_SHORT PROBLEM_
Leave the pictures out and quote every line from the start of the listing to the line with "0.842, 0.915, 0.964, 0.988, 0.997, 1.0, 1.0]", inclusive.

=-=-=

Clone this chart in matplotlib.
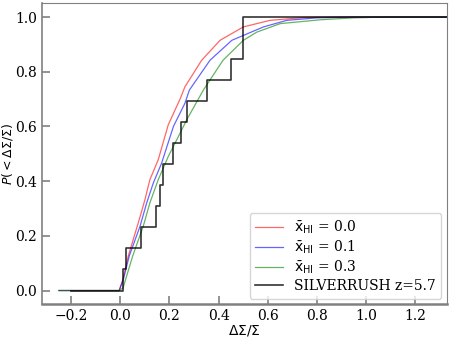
import matplotlib
matplotlib.use("Agg")
import matplotlib.pyplot as plt
import numpy as np

# model CDFs
red_x = [-0.25, -0.005, 0.01, 0.032, 0.073, 0.100, 0.120, 0.154, 0.195, 0.243, 0.263,
         0.331, 0.406, 0.501, 0.61, 0.745, 0.85, 1.33]
red_y = [0, 0, 0.04, 0.126, 0.248, 0.332, 0.405, 0.478, 0.606, 0.70, 0.745,
         0.842, 0.915, 0.964, 0.988, 0.998, 1.0, 1.0]

blue_x = [-0.25, -0.005, 0.012, 0.036, 0.080, 0.107, 0.134, 0.168, 0.216, 0.263, 0.281,
          0.365, 0.454, 0.583, 0.678, 0.80, 0.95, 1.33]
blue_y = [0, 0, 0.04, 0.126, 0.235, 0.32, 0.393, 0.466, 0.60, 0.685, 0.733,
          0.842, 0.915, 0.964, 0.988, 0.997, 1.0, 1.0]

green_x = [-0.25, -0.005, 0.011, 0.05, 0.093, 0.120, 0.154, 0.195, 0.243, 0.270, 0.338,
           0.418, 0.501, 0.556, 0.651, 0.814, 0.95, 1.08, 1.33]
green_y = [0, 0, 0.01, 0.126, 0.235, 0.32, 0.405, 0.49, 0.575, 0.624, 0.733,
           0.842, 0.915, 0.945, 0.976, 0.99, 0.997, 1.0, 1.0]

# SILVERRUSH z=5.7 measurements (13 objects)
obs = [0.012, 0.022, 0.082, 0.145, 0.161, 0.172, 0.213, 0.246, 0.270, 0.352, 0.452, 0.5, 0.5]
obs_start = -0.2
x_lim = (-0.32, 1.33)

labels = [r"$\bar{\rm x}_{\rm HI}$ = 0.0", r"$\bar{\rm x}_{\rm HI}$ = 0.1",
          r"$\bar{\rm x}_{\rm HI}$ = 0.3", "SILVERRUSH z=5.7"]

plt.rcParams["font.family"] = "DejaVu Serif"
plt.rcParams["mathtext.fontset"] = "dejavusans"
plt.rcParams["font.size"] = 10

fig = plt.figure(figsize=(4.5, 3.38), dpi=100)
ax = fig.add_axes([0.093, 0.1, 0.9, 0.89])

ax.plot(red_x, red_y, color="red", alpha=0.6, lw=0.9, label=labels[0])
ax.plot(blue_x, blue_y, color="blue", alpha=0.6, lw=0.9, label=labels[1])
ax.plot(green_x, green_y, color="green", alpha=0.6, lw=0.9, label=labels[2])

s = np.sort(obs)
cdf = np.arange(1, len(s) + 1) / len(s)
sx = np.concatenate([[obs_start], s, [x_lim[1]]])
sy = np.concatenate([[0], cdf, [1.0]])
ax.step(sx, sy, where="post", color="black", alpha=0.8, lw=1.2, label=labels[3])

ax.set_xlim(*x_lim)
ax.set_ylim(-0.05, 1.05)
ax.set_xticks(np.arange(-0.2, 1.21, 0.2))
ax.set_yticks(np.arange(0, 1.01, 0.2))
ax.set_xlabel(r"$\Delta\Sigma/\Sigma$", labelpad=0)
ax.set_ylabel(r"$P(<\Delta\Sigma/\Sigma)$", fontsize=9)
ax.yaxis.set_label_coords(-0.066, 0.5)

for sp in ax.spines.values():
    sp.set_color("gray")
ax.spines["bottom"].set_linewidth(1.8)
ax.spines["left"].set_linewidth(1.2)
ax.tick_params(direction="in", length=6, width=1.2, color="gray")

ax.legend(loc="lower right", fontsize=10, framealpha=0.8, labelspacing=0.2,
          borderaxespad=0.4)

fig.savefig("out.png", dpi=100)
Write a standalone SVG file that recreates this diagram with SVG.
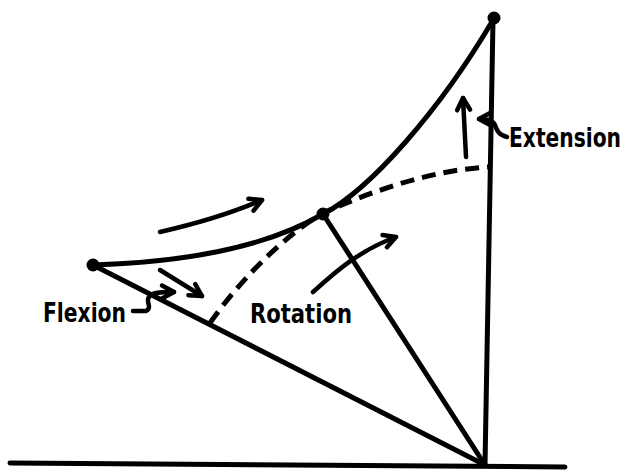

=-=-=

_FINAL RESULT_
Clone this chart in matplotlib.
import matplotlib
matplotlib.use("Agg")
import matplotlib.pyplot as plt
import numpy as np

# model CDFs
red_x = [-0.25, -0.005, 0.01, 0.032, 0.073, 0.100, 0.120, 0.154, 0.195, 0.243, 0.263,
         0.331, 0.406, 0.501, 0.61, 0.745, 0.85, 1.33]
red_y = [0, 0, 0.04, 0.126, 0.248, 0.332, 0.405, 0.478, 0.606, 0.70, 0.745,
         0.842, 0.915, 0.964, 0.988, 0.998, 1.0, 1.0]

blue_x = [-0.25, -0.005, 0.012, 0.036, 0.080, 0.107, 0.134, 0.168, 0.216, 0.263, 0.281,
          0.365, 0.454, 0.583, 0.678, 0.80, 0.95, 1.33]
blue_y = [0, 0, 0.04, 0.126, 0.235, 0.32, 0.393, 0.466, 0.60, 0.685, 0.733,
          0.842, 0.915, 0.964, 0.988, 0.997, 1.0, 1.0]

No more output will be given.